How Europe’s record breaking heatwave could affect the world
A massive heatwave that originated in Sahara has been sweeping over Europe with countries like UK, Germany, Belgium, The Netherlands, France and Denmark registering record breaking temperature highs of 38 degrees Celsius and above.
Earlier in July, scientists warned that the world should expect more scorching heat waves due to climate change and that current temperature highs are in line with predictions made over a decade ago.
Scientists blame the climate change on the planet for the rising temperatures that might soon spread all over the world.
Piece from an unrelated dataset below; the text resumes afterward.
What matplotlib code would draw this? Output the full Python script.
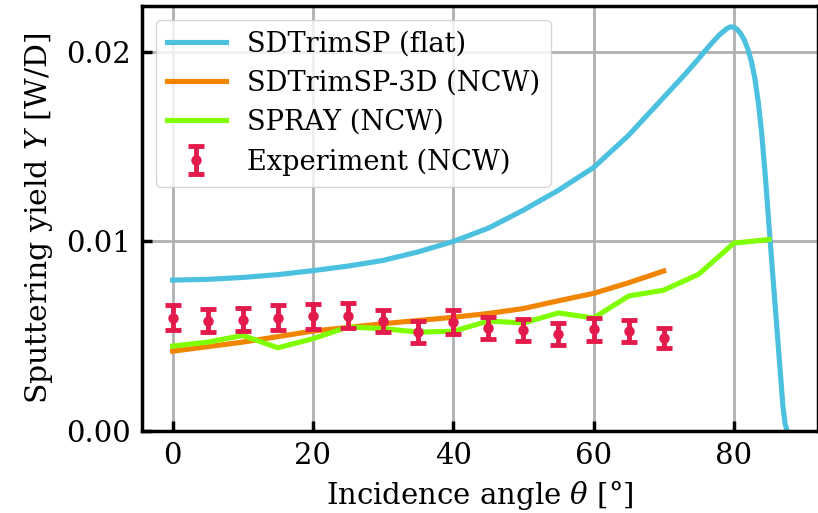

According to the World Meteorological Organization, the high temperatures pose a major threat to people's health, agriculture and the environment, but initial reports indicated that heat-health early warnings successfully limited the death toll.
Perhaps the most worrying incident is the fact that the heatwave has reached Greenland, which holds the world’s second largest ice-sheet which rises 3,000 meters above sea level.
According to scientists, the melted ice from Greenland’s ice sheet could see water levels in the planet’s seas rise by about one millimeter and around two millimeters in the tropical regions.
The rise of water levels in the seas could in turn cause bigger and stronger storms and immense flooding in countries that are prone to such natural occurrences like Indonesia and the Caribbean Islands.
Researchers from the University of Oxford said that the world is very likely to see more extreme heatwaves in the future due to climate change.